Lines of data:
Begin

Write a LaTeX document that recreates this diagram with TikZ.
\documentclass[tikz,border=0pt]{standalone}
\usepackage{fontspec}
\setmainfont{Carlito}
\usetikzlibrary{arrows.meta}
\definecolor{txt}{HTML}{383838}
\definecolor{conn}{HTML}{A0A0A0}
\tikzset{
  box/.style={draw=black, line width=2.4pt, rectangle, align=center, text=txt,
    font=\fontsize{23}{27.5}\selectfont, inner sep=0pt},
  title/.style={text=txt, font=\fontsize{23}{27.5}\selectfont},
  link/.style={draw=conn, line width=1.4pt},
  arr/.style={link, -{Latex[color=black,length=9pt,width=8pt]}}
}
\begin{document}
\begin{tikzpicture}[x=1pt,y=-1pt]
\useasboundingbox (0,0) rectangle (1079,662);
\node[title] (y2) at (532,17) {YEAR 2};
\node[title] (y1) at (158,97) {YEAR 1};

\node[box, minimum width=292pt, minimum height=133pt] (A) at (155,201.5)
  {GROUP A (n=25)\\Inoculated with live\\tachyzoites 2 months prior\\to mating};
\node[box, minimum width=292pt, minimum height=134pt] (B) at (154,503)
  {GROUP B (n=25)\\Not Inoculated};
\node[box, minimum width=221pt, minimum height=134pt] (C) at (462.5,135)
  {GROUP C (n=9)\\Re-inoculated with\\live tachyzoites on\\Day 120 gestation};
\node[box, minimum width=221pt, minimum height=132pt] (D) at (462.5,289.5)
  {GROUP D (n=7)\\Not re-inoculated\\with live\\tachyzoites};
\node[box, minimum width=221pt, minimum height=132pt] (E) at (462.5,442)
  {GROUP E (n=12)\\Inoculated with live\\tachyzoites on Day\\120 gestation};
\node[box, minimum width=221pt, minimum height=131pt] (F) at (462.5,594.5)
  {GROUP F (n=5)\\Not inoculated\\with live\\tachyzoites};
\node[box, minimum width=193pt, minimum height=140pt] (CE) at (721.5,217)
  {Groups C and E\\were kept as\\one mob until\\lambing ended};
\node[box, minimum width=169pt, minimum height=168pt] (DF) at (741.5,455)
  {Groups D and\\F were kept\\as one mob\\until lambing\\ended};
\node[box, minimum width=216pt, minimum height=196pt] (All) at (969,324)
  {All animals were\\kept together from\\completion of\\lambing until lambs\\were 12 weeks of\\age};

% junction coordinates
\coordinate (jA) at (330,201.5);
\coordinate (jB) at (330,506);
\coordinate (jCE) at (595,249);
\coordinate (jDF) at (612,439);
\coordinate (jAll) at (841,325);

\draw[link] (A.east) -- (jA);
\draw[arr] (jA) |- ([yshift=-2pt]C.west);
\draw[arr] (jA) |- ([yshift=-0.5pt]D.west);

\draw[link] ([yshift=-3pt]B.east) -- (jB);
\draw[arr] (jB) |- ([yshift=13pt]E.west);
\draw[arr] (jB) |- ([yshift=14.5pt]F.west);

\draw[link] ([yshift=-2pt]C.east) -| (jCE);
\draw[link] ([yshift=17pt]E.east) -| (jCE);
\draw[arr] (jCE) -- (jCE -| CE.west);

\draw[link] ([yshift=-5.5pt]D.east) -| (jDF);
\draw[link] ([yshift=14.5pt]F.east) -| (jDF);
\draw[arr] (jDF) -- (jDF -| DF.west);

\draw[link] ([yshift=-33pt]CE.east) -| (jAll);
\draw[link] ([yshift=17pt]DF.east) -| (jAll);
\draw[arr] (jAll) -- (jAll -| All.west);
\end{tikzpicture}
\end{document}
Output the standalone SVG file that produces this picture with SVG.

End

What to produce: Exactly reproduce all of the entries.

Response for this exercise:
Write a LaTeX document that recreates this diagram with TikZ.
\documentclass[tikz,border=0pt]{standalone}
\usepackage{fontspec}
\setmainfont{Carlito}
\usetikzlibrary{arrows.meta}
\definecolor{txt}{HTML}{383838}
\definecolor{conn}{HTML}{A0A0A0}
\tikzset{
  box/.style={draw=black, line width=2.4pt, rectangle, align=center, text=txt,
    font=\fontsize{23}{27.5}\selectfont, inner sep=0pt},
  title/.style={text=txt, font=\fontsize{23}{27.5}\selectfont},
  link/.style={draw=conn, line width=1.4pt},
  arr/.style={link, -{Latex[color=black,length=9pt,width=8pt]}}
}
\begin{document}
\begin{tikzpicture}[x=1pt,y=-1pt]
\useasboundingbox (0,0) rectangle (1079,662);
\node[title] (y2) at (532,17) {YEAR 2};
\node[title] (y1) at (158,97) {YEAR 1};

\node[box, minimum width=292pt, minimum height=133pt] (A) at (155,201.5)
  {GROUP A (n=25)\\Inoculated with live\\tachyzoites 2 months prior\\to mating};
\node[box, minimum width=292pt, minimum height=134pt] (B) at (154,503)
  {GROUP B (n=25)\\Not Inoculated};
\node[box, minimum width=221pt, minimum height=134pt] (C) at (462.5,135)
  {GROUP C (n=9)\\Re-inoculated with\\live tachyzoites on\\Day 120 gestation};
\node[box, minimum width=221pt, minimum height=132pt] (D) at (462.5,289.5)
  {GROUP D (n=7)\\Not re-inoculated\\with live\\tachyzoites};
\node[box, minimum width=221pt, minimum height=132pt] (E) at (462.5,442)
  {GROUP E (n=12)\\Inoculated with live\\tachyzoites on Day\\120 gestation};
\node[box, minimum width=221pt, minimum height=131pt] (F) at (462.5,594.5)
  {GROUP F (n=5)\\Not inoculated\\with live\\tachyzoites};
\node[box, minimum width=193pt, minimum height=140pt] (CE) at (721.5,217)
  {Groups C and E\\were kept as\\one mob until\\lambing ended};
\node[box, minimum width=169pt, minimum height=168pt] (DF) at (741.5,455)
  {Groups D and\\F were kept\\as one mob\\until lambing\\ended};
\node[box, minimum width=216pt, minimum height=196pt] (All) at (969,324)
  {All animals were\\kept together from\\completion of\\lambing until lambs\\were 12 weeks of\\age};

% junction coordinates
\coordinate (jA) at (330,201.5);
\coordinate (jB) at (330,506);
\coordinate (jCE) at (595,249);
\coordinate (jDF) at (612,439);
\coordinate (jAll) at (841,325);

\draw[link] (A.east) -- (jA);
\draw[arr] (jA) |- ([yshift=-2pt]C.west);
\draw[arr] (jA) |- ([yshift=-0.5pt]D.west);

\draw[link] ([yshift=-3pt]B.east) -- (jB);
\draw[arr] (jB) |- ([yshift=13pt]E.west);
\draw[arr] (jB) |- ([yshift=14.5pt]F.west);

\draw[link] ([yshift=-2pt]C.east) -| (jCE);
\draw[link] ([yshift=17pt]E.east) -| (jCE);
\draw[arr] (jCE) -- (jCE -| CE.west);

\draw[link] ([yshift=-5.5pt]D.east) -| (jDF);
\draw[link] ([yshift=14.5pt]F.east) -| (jDF);
\draw[arr] (jDF) -- (jDF -| DF.west);

\draw[link] ([yshift=-33pt]CE.east) -| (jAll);
\draw[link] ([yshift=17pt]DF.east) -| (jAll);
\draw[arr] (jAll) -- (jAll -| All.west);
\end{tikzpicture}
\end{document}
Output the standalone SVG file that produces this picture with SVG.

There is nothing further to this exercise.